Weekend Argus (Saturday Edition)
‘Mmusi is going to take a dim view’
JP Smith vows action over leaked affidavit
TEN officers of the City of Cape Town’s controversial special investigations unit say they did not leak juicy details to the media but in fact had provided information to their political head, councillor JP Smith.
This information had included claims that there had been irregularities in the security upgrades to the home of Mayor Patricia de Lille.
The information had subsequently made headlines in the media.
However, Smith said the officers’ affidavits did not implicate him in the leaking of the information to the media.
“Those affidavits mean nothing. They claim that they didn’t speak to the media. In any case, I haven’t suggested that they spoke to the media… it’s alleged by journalists.
“I’d explained why it was problematic, why the SIU was being shut down and I asked them for a list of their successes. They have had significant and meaningful successes,” said Smith of the unit.
Smith and De Lille are being investigated by a DA ad hoc committee chaired by John Steenhuisen and in the interim have been banned from participating in party political activities.
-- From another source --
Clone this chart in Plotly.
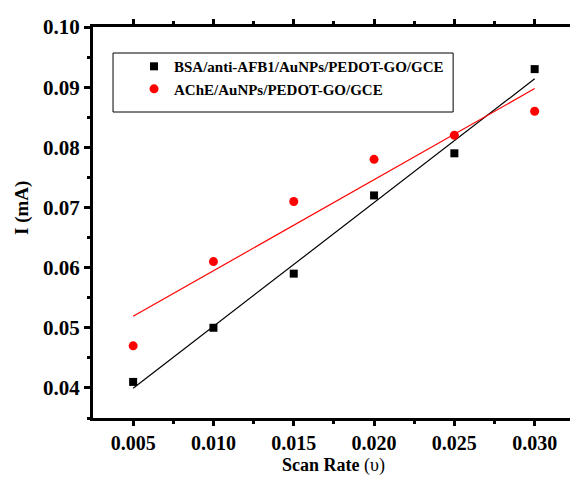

Media reports earlier this month claimed that upgrades at De Lille’s private residence in Pinelands had cost Cape Town’s ratepayers R702 075.45.
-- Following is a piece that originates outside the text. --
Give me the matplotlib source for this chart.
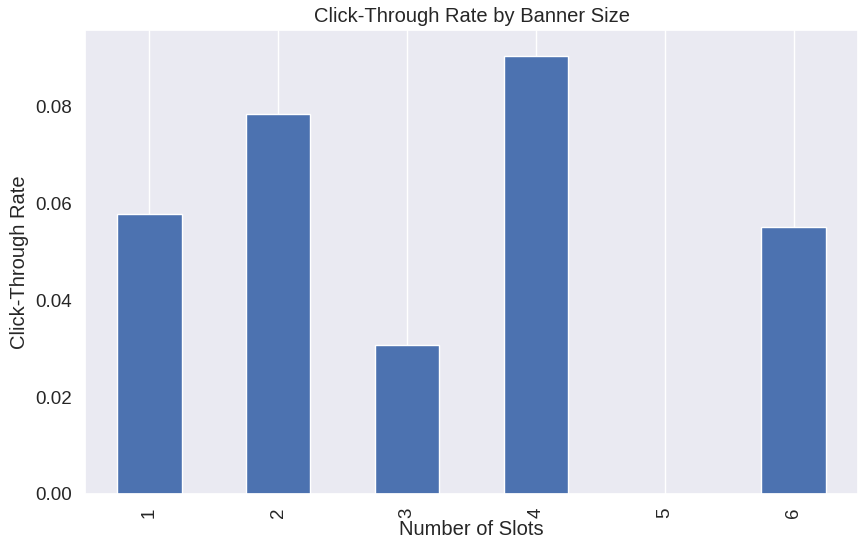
import numpy as np
import matplotlib
matplotlib.use('Agg')
import matplotlib.pyplot as plt
import seaborn as sns

slots = ['1', '2', '3', '4', '5', '6']
ctr = [0.0579, 0.0786, 0.0308, 0.0905, 0.0, 0.0552]

sns.set_theme(style='darkgrid')
plt.rcParams['font.family'] = ['Liberation Sans', 'DejaVu Sans']

fig = plt.figure(figsize=(8.68, 5.53), dpi=100)
ax = fig.add_axes([85 / 868, 59 / 553, 773 / 868, 464 / 553])

x = np.arange(len(slots))
ax.bar(x, ctr, width=0.5, color='#4c72b0')
ax.set_xticks(x)
ax.set_xticklabels(slots, rotation=90, fontsize=13.5)
ax.tick_params(axis='y', labelsize=13.5)
ax.set_xlim(-0.5, len(slots) - 0.5)
ax.set_ylim(0, 0.0959)
ax.grid(axis='y', visible=False)
ax.grid(axis='x', color='white')
ax.set_axisbelow(True)

ax.set_xlabel('Number of Slots', fontsize=14.5, labelpad=2)
ax.set_ylabel('Click-Through Rate', fontsize=14.5)
ax.set_title('Click-Through Rate by Banner Size', fontsize=14.5)

fig.savefig('out.png', dpi=100)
This prompted council speaker Dirk Smit to release a statement indicating R451 000 had been paid by the city for security upgrades at De Lille’s house.
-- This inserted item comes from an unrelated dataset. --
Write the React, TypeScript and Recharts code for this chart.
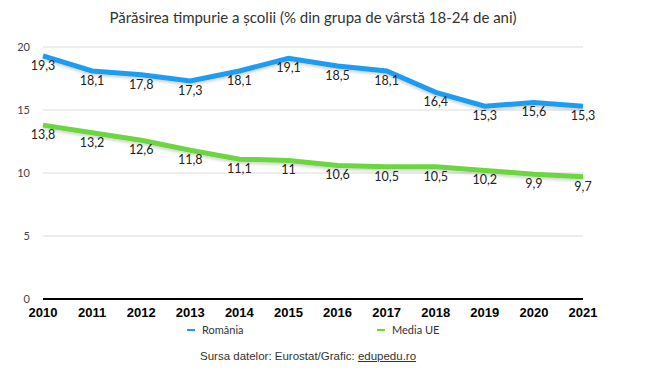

In the affidavit, Reynold Talmakkies, a special adviser in the city’s law enforcement department alongside Mark Brookes, Warren House, Nigel Kelly, Duane Paulsen, Lester Wilton, Bantubathi Mei, Ntsikelelo Lamani, Mthethuvumile Mantambo and Christiaan Cilliers, indicates that on July 25, at a meeting with executive director for safety and security Richard Bosman, they were told their unit’s name would be changed and its mandate “refined”.
Bosman had told them he had been approached by city manager Achmat Ebrahim, who had questioned the unit’s mandate and indicated De Lille intended to shut it down.
What had upset De Lille was that members of the unit had started to investigate councillors, a function which lay in Smith’s office.
“At this very same meeting, Mr Richard Bosman indicated that a solution other than shutting the unit down was that of a name change and the refining of our mandate to investigate matters only within the Safety and Security Directorate (internal investigations),” reads the affidavit.
According to the statement, Talmakkies, a former top cop, was requested by Smith to provide a list of high-profile cases investigated by the SIU.
This list contained 67 cases, including that of the murder of DA councillor Xolile Gwangxu, who was shot in June after a DA meeting in Philippi by an alleged hooded gunman.
Smith said he would report the leaking of the affidavit to DA leader Mmusi Maimane who “is going to take a dim view of this”.